Work to do. Return only the lines running from the line with "Clone this chart in Plotly." down to the line with "return (H - B - py) / ph", both included, exactly as they appear.

Entries supplied.
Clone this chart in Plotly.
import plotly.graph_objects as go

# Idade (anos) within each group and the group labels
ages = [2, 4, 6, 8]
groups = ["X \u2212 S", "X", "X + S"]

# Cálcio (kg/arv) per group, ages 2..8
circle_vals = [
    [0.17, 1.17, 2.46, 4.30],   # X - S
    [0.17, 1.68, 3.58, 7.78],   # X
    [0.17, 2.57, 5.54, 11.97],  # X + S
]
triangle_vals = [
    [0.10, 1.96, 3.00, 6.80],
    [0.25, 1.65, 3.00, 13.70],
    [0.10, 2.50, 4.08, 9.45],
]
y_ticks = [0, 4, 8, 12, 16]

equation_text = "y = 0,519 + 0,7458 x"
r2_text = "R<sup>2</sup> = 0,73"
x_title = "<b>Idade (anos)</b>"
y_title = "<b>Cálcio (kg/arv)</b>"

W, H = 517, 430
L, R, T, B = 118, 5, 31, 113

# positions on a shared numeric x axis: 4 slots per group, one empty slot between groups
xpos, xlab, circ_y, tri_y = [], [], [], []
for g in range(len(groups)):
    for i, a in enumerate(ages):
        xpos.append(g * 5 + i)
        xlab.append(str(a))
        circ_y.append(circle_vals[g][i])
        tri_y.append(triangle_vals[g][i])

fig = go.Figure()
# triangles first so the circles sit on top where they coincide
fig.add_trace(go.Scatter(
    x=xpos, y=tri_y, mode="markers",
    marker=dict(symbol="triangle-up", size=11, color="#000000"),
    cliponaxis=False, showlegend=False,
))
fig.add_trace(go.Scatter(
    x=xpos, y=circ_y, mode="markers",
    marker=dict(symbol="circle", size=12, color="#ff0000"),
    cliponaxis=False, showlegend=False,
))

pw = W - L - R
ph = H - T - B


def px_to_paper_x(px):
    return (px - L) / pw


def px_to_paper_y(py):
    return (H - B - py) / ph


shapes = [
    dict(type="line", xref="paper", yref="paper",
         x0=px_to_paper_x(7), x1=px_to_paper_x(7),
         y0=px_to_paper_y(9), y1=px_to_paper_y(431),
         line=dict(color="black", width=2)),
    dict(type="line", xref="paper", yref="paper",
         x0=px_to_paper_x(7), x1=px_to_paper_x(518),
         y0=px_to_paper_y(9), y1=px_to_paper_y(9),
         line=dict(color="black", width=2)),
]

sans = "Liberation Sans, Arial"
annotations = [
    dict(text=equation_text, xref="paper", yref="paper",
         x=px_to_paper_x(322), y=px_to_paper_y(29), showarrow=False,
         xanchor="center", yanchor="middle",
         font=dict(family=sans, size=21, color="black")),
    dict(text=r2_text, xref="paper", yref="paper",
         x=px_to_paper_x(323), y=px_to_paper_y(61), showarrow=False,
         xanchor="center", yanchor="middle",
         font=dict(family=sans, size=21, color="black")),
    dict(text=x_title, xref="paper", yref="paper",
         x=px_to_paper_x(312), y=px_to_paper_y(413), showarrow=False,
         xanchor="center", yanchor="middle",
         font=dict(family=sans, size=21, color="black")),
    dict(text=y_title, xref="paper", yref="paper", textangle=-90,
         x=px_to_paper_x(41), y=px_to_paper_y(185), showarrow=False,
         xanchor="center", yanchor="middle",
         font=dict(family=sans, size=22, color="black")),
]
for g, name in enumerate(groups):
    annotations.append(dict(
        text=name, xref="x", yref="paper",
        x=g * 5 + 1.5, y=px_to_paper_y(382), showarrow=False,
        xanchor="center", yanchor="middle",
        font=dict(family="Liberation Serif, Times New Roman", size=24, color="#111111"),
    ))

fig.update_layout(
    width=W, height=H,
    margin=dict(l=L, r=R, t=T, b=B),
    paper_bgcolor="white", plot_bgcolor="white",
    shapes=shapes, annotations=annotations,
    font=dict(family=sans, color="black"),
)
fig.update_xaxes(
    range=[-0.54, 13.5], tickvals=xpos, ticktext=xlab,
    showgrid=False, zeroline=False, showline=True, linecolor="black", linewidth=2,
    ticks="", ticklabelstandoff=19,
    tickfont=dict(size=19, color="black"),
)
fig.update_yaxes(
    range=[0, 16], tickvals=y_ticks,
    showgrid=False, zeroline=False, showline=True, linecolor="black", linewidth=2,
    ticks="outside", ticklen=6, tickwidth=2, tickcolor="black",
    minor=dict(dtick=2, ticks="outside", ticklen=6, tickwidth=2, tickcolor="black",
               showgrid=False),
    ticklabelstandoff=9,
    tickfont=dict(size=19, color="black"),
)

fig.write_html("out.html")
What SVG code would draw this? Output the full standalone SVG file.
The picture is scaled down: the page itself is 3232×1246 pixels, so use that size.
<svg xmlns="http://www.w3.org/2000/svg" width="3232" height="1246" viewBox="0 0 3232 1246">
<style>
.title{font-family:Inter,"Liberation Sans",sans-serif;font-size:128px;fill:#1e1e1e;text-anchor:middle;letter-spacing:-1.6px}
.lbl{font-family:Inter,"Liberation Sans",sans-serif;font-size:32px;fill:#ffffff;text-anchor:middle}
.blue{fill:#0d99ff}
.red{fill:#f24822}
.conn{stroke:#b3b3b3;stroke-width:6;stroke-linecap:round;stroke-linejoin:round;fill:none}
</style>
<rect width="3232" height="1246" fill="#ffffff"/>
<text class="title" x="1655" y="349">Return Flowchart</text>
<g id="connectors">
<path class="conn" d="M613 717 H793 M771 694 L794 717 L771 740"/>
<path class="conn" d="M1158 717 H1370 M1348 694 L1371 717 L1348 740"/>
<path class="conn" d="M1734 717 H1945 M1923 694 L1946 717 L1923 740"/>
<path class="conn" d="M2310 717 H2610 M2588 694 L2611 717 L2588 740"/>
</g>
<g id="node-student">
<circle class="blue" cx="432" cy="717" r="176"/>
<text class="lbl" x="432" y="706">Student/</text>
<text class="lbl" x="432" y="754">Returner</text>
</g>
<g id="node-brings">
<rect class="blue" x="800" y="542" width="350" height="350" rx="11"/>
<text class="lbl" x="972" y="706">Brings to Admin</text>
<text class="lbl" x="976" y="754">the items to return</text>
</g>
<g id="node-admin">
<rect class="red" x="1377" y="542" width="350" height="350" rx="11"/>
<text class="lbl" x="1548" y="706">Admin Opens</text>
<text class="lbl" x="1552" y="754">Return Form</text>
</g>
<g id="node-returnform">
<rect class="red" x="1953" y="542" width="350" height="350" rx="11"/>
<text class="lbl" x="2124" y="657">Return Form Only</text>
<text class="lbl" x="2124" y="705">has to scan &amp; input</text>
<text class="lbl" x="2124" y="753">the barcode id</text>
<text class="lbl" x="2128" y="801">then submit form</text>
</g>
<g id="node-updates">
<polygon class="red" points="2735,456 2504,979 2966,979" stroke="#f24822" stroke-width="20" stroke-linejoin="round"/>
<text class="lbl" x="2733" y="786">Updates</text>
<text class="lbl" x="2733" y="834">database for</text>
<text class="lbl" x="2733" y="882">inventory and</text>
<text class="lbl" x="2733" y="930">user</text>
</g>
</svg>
---
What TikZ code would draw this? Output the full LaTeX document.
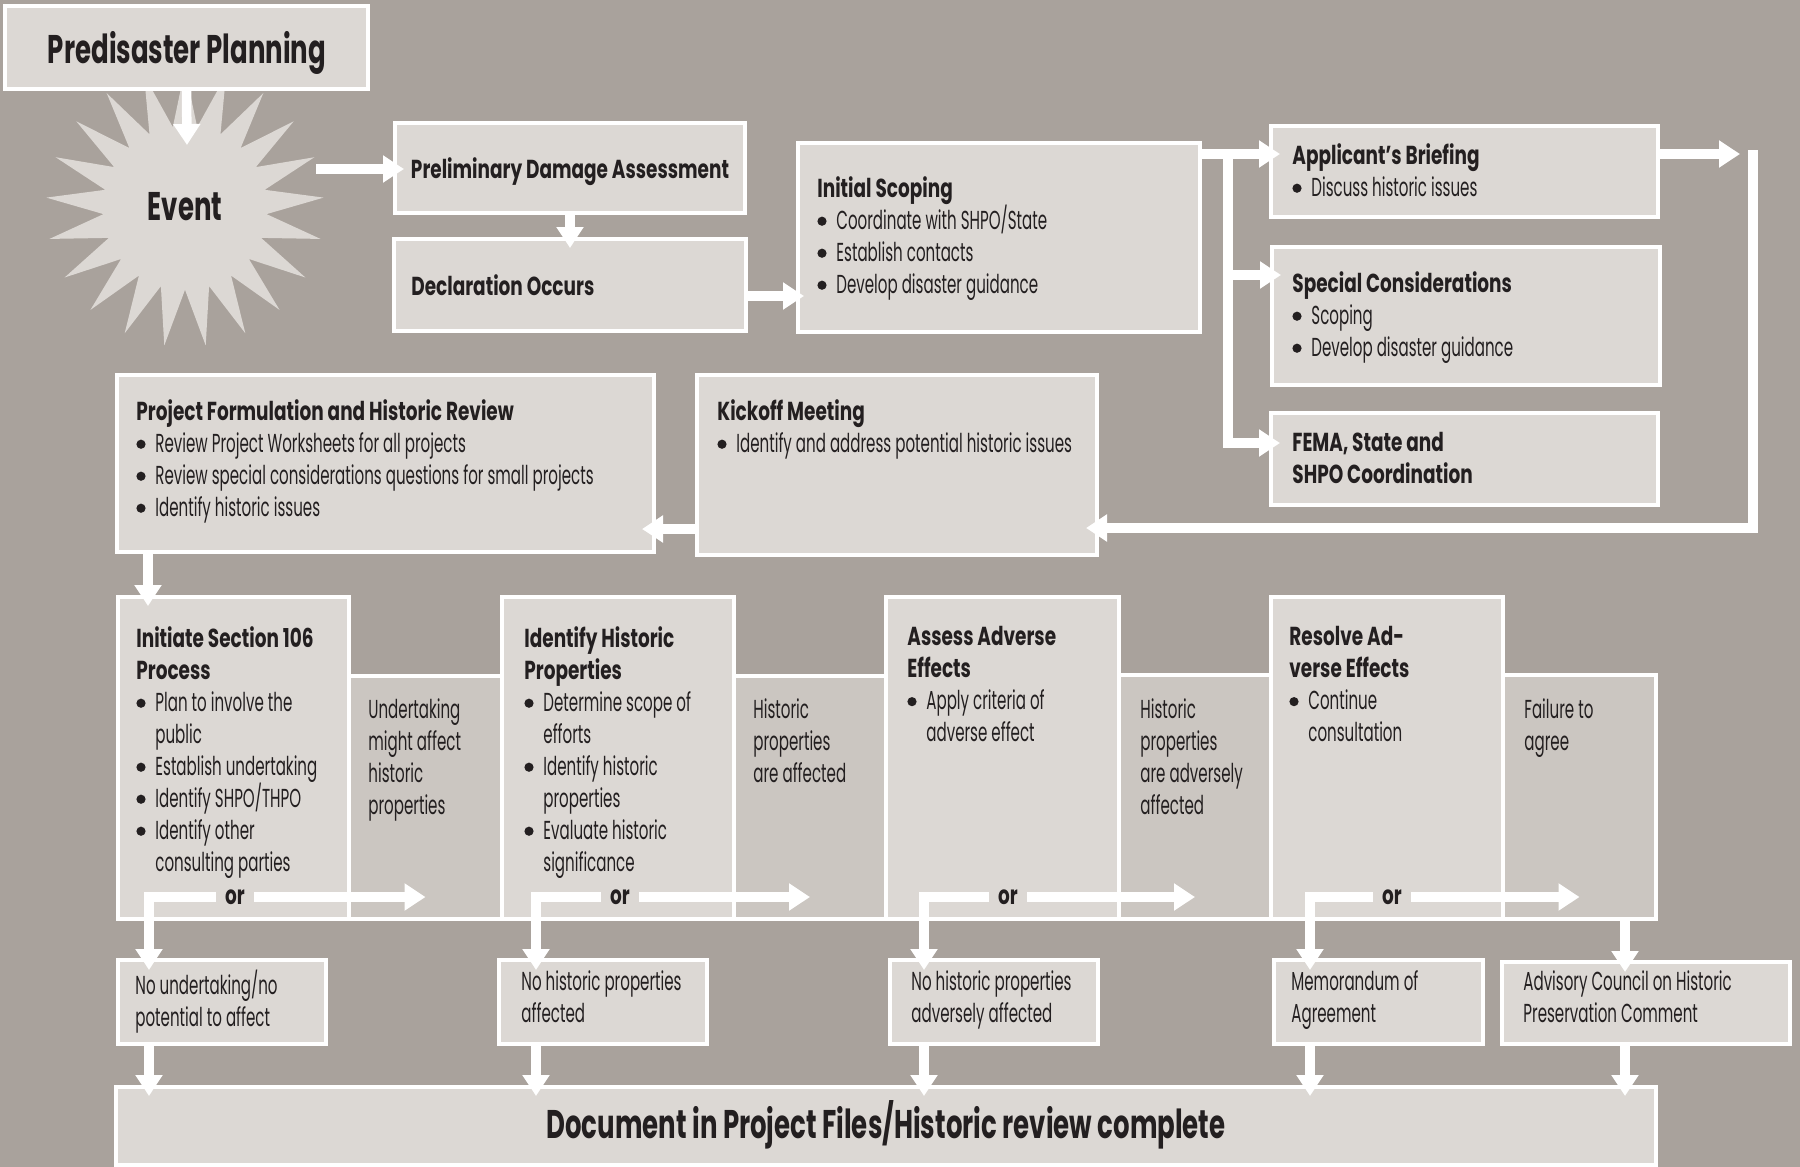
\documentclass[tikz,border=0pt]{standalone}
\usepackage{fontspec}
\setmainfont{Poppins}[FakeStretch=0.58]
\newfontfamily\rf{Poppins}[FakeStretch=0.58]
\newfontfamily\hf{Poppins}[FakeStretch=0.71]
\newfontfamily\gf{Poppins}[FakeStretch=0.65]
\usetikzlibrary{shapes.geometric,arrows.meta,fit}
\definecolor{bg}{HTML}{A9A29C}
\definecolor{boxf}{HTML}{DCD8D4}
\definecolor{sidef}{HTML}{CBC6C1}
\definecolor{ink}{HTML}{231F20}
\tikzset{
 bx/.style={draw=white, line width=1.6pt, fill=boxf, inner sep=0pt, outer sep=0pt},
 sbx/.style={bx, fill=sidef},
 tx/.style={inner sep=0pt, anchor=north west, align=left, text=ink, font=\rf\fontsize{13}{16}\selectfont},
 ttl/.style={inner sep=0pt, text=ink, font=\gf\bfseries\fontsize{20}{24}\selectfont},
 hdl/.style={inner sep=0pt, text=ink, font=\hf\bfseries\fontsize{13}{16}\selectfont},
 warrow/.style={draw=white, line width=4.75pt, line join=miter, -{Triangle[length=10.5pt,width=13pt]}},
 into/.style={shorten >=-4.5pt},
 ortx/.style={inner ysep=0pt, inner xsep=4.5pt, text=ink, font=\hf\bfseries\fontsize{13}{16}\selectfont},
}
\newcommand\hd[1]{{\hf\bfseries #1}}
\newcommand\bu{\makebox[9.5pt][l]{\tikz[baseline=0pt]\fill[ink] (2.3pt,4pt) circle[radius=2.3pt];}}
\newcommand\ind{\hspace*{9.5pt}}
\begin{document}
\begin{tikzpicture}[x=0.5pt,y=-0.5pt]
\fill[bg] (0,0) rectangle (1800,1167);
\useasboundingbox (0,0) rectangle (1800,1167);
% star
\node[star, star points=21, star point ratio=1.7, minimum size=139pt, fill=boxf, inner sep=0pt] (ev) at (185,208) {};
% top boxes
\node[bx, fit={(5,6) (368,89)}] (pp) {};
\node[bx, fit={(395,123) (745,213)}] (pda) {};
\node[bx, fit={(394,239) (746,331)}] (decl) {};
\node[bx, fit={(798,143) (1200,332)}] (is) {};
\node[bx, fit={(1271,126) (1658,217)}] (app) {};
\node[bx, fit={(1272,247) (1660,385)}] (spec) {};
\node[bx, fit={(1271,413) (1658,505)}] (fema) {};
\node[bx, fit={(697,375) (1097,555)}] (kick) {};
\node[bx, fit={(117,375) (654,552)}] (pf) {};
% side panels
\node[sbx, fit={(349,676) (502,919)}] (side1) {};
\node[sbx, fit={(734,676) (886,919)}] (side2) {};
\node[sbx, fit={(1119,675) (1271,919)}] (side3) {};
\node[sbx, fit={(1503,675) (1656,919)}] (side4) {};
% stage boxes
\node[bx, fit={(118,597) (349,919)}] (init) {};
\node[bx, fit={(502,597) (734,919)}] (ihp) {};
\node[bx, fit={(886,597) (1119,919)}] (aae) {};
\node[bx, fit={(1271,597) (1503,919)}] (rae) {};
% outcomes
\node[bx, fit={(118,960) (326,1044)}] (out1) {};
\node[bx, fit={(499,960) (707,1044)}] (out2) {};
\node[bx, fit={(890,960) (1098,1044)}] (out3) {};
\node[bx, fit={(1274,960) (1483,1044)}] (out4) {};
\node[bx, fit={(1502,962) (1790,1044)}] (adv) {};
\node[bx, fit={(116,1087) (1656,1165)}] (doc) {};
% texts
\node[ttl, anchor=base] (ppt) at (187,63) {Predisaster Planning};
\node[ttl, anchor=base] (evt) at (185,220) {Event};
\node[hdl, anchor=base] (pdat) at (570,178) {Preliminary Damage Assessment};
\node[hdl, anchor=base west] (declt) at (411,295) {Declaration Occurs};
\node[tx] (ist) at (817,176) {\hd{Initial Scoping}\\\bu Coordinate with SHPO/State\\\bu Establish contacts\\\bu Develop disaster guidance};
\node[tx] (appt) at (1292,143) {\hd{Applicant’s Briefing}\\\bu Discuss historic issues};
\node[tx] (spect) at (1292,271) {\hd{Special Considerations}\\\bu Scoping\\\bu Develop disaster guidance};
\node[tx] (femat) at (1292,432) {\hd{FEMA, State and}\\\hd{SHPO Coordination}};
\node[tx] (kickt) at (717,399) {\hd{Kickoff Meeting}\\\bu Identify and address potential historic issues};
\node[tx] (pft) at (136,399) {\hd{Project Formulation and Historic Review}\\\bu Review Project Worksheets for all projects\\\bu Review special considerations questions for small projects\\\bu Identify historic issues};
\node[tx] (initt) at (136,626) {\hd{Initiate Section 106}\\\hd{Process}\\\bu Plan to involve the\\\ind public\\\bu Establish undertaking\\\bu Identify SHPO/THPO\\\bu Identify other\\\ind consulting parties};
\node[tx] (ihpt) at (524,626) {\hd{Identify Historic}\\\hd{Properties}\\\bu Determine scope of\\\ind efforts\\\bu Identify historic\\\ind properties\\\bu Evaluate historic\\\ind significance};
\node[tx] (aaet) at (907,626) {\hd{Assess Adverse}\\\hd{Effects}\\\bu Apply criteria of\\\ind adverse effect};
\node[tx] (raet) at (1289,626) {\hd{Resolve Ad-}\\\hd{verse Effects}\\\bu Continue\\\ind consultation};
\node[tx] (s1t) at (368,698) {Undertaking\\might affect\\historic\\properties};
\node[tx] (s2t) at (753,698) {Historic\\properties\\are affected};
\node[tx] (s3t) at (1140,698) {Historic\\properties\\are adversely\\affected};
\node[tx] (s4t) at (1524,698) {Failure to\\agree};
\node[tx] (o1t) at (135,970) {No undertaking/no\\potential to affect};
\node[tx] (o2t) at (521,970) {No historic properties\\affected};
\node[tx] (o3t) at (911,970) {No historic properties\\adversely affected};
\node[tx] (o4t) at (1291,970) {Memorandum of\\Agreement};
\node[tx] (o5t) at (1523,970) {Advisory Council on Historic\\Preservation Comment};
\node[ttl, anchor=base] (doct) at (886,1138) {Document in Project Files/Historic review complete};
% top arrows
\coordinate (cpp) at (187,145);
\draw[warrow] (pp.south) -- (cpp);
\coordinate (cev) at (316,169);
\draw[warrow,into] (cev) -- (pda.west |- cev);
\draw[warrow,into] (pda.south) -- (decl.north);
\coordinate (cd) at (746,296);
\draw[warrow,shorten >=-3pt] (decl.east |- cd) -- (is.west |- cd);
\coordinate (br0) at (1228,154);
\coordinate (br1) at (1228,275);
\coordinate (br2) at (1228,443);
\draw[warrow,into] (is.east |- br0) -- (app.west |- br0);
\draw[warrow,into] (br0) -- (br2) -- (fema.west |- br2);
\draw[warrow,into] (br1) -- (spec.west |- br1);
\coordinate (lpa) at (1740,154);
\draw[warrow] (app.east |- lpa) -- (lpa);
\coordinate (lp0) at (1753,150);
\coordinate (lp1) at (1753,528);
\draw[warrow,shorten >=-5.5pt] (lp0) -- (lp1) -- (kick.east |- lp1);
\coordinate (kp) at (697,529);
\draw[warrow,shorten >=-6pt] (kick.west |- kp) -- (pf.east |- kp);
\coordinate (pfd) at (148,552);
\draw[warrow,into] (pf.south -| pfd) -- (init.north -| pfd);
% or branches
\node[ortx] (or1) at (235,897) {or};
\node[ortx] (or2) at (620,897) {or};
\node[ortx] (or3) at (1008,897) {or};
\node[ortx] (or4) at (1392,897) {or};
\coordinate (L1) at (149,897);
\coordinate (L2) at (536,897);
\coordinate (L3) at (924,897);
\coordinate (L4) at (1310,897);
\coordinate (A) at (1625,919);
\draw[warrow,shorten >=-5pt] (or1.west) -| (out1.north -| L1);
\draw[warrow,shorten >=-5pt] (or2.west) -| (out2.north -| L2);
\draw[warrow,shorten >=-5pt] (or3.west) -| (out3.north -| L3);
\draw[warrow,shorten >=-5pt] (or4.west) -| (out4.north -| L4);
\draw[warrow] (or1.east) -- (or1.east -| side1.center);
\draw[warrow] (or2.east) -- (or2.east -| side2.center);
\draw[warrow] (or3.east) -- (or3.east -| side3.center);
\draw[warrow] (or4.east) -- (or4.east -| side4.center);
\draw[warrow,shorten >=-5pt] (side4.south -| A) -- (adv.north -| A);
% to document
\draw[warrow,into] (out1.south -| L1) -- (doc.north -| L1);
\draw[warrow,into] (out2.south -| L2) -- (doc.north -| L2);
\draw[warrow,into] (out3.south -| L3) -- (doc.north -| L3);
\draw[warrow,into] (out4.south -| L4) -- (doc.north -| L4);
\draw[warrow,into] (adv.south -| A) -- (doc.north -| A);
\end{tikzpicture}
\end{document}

Output for this task.
Clone this chart in Plotly.
import plotly.graph_objects as go

# Idade (anos) within each group and the group labels
ages = [2, 4, 6, 8]
groups = ["X \u2212 S", "X", "X + S"]

# Cálcio (kg/arv) per group, ages 2..8
circle_vals = [
    [0.17, 1.17, 2.46, 4.30],   # X - S
    [0.17, 1.68, 3.58, 7.78],   # X
    [0.17, 2.57, 5.54, 11.97],  # X + S
]
triangle_vals = [
    [0.10, 1.96, 3.00, 6.80],
    [0.25, 1.65, 3.00, 13.70],
    [0.10, 2.50, 4.08, 9.45],
]
y_ticks = [0, 4, 8, 12, 16]

equation_text = "y = 0,519 + 0,7458 x"
r2_text = "R<sup>2</sup> = 0,73"
x_title = "<b>Idade (anos)</b>"
y_title = "<b>Cálcio (kg/arv)</b>"

W, H = 517, 430
L, R, T, B = 118, 5, 31, 113

# positions on a shared numeric x axis: 4 slots per group, one empty slot between groups
xpos, xlab, circ_y, tri_y = [], [], [], []
for g in range(len(groups)):
    for i, a in enumerate(ages):
        xpos.append(g * 5 + i)
        xlab.append(str(a))
        circ_y.append(circle_vals[g][i])
        tri_y.append(triangle_vals[g][i])

fig = go.Figure()
# triangles first so the circles sit on top where they coincide
fig.add_trace(go.Scatter(
    x=xpos, y=tri_y, mode="markers",
    marker=dict(symbol="triangle-up", size=11, color="#000000"),
    cliponaxis=False, showlegend=False,
))
fig.add_trace(go.Scatter(
    x=xpos, y=circ_y, mode="markers",
    marker=dict(symbol="circle", size=12, color="#ff0000"),
    cliponaxis=False, showlegend=False,
))

pw = W - L - R
ph = H - T - B


def px_to_paper_x(px):
    return (px - L) / pw


def px_to_paper_y(py):
    return (H - B - py) / ph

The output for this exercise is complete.